▸ TASK STATEMENT: Locate every line that holds the string "this" and copy it.
— Start STORED ROWS —
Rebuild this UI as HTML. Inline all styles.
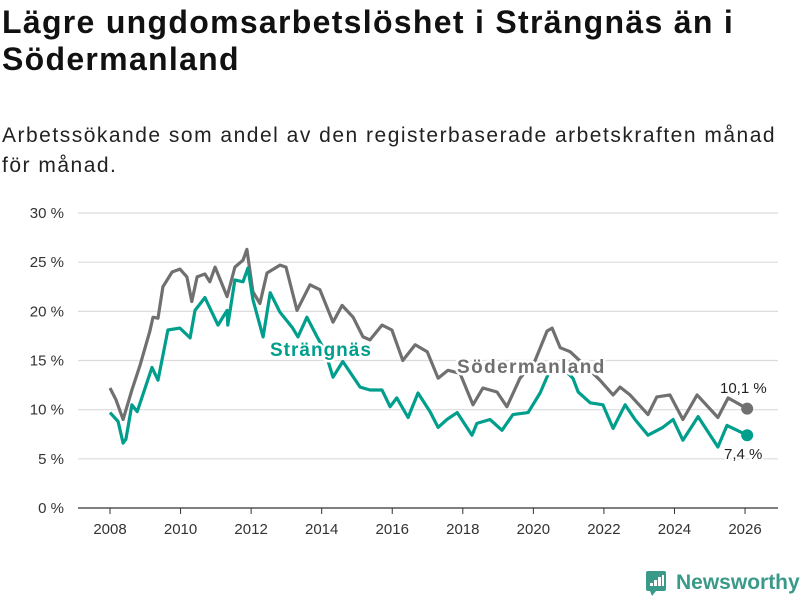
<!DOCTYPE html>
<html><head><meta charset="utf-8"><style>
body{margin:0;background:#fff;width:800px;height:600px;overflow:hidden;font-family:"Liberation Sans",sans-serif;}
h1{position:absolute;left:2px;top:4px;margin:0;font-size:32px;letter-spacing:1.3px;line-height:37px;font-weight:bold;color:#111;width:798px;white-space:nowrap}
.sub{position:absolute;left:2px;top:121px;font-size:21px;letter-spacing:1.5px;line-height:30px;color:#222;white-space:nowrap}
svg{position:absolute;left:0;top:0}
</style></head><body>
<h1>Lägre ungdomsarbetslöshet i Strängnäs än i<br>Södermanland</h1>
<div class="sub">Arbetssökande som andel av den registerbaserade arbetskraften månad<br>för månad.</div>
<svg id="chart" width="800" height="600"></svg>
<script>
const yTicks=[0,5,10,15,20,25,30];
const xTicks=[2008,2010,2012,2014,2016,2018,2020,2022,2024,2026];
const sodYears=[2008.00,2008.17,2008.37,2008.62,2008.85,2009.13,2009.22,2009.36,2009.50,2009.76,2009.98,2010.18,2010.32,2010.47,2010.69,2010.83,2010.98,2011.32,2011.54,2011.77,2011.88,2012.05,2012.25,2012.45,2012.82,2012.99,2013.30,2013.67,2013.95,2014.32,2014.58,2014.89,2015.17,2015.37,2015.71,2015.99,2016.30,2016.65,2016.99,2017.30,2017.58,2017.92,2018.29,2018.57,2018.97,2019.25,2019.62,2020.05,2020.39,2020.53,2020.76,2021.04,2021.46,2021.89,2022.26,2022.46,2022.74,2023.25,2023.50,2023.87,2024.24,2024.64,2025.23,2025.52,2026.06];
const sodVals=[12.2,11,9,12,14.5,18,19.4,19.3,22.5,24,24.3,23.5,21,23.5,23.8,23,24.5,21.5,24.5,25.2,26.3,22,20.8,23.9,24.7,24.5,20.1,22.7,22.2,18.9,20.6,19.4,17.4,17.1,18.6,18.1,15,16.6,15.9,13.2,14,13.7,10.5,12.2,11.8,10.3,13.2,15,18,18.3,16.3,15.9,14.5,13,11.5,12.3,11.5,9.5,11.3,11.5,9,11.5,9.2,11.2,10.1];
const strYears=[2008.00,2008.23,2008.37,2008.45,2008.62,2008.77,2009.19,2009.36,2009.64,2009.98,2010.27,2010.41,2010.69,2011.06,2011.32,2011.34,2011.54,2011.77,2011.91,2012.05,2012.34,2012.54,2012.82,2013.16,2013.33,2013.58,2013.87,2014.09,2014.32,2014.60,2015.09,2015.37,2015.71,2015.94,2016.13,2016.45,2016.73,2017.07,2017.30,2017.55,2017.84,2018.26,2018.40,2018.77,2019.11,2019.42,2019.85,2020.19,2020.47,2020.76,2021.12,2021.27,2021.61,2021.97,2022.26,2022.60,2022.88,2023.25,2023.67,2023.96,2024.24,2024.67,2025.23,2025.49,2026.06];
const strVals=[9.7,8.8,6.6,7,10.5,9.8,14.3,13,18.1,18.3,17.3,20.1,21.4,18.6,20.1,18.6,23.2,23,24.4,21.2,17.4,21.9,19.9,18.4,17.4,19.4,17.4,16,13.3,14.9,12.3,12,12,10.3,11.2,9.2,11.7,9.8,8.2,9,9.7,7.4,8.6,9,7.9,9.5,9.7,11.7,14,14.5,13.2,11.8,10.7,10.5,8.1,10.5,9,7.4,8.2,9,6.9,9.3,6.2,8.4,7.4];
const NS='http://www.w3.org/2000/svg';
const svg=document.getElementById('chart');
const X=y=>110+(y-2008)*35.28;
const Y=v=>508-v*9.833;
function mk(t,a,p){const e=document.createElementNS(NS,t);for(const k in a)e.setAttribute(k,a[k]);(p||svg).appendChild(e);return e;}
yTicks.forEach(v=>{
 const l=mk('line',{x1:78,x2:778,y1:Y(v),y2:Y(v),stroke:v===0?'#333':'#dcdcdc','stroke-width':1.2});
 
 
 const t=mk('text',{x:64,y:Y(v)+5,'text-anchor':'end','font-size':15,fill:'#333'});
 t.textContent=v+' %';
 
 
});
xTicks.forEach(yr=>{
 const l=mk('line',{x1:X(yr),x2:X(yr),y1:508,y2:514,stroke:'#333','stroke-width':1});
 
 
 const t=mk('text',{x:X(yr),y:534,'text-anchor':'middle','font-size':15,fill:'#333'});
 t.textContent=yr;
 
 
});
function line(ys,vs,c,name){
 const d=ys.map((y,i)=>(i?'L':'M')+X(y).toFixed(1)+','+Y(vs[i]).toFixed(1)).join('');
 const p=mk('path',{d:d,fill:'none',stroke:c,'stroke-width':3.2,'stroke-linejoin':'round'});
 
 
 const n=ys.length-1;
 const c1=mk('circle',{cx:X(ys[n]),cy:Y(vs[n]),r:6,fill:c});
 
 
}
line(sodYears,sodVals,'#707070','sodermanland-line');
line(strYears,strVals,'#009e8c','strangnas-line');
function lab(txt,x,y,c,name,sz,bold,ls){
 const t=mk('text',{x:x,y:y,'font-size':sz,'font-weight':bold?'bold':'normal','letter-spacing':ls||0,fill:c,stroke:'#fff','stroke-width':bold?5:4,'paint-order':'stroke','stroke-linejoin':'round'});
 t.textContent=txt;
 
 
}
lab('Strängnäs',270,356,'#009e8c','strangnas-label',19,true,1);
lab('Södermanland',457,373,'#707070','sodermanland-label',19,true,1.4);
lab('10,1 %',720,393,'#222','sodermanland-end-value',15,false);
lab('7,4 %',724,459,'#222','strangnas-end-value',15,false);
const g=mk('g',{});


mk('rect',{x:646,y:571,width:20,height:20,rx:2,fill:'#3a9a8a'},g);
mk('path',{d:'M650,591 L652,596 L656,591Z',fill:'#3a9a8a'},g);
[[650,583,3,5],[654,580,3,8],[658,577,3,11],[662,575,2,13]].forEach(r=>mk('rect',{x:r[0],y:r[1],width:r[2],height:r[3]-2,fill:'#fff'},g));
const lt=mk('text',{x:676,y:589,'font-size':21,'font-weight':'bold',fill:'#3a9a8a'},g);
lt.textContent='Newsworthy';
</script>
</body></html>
— End STORED ROWS —
— Start STORED ROWS —
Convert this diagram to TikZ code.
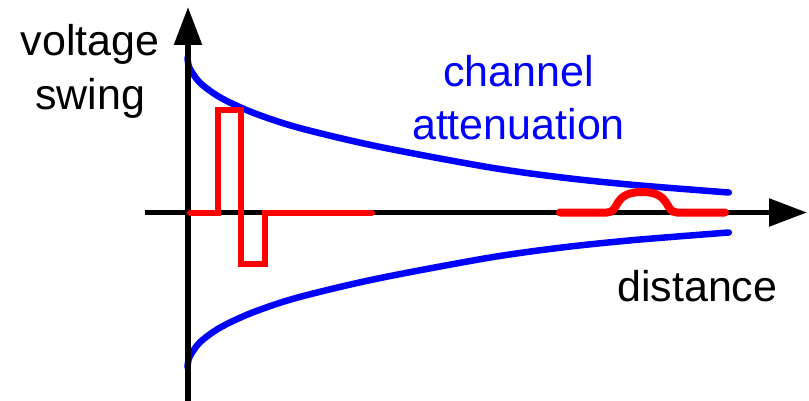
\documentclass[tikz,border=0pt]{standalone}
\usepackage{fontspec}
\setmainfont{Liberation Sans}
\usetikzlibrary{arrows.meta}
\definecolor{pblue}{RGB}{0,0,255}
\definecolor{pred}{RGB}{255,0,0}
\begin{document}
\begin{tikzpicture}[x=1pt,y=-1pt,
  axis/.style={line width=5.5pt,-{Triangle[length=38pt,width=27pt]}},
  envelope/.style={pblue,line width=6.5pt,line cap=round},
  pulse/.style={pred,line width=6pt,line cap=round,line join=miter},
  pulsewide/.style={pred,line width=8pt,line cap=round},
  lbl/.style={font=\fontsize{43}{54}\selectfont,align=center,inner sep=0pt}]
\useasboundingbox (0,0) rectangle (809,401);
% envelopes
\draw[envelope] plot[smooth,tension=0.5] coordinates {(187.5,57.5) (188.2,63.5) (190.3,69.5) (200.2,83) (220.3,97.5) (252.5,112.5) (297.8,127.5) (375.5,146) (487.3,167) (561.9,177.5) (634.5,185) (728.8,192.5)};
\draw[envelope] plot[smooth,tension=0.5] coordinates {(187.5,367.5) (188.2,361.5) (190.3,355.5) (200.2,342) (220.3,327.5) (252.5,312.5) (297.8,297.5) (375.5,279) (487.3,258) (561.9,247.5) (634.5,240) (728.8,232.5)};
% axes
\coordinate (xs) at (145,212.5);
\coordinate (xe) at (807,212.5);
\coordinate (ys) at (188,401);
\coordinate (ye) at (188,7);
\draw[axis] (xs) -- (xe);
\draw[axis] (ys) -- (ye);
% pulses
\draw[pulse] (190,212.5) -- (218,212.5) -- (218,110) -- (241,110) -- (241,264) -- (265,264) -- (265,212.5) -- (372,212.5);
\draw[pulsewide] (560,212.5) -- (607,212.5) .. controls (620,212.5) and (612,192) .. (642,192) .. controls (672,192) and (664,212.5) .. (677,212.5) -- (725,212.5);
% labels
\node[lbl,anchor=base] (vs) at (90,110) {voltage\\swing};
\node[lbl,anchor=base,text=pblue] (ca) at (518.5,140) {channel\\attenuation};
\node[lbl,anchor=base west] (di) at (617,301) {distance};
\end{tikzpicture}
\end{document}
— End STORED ROWS —
▸ COMPLETE RESPONSE:
Rebuild this UI as HTML. Inline all styles.
Convert this diagram to TikZ code.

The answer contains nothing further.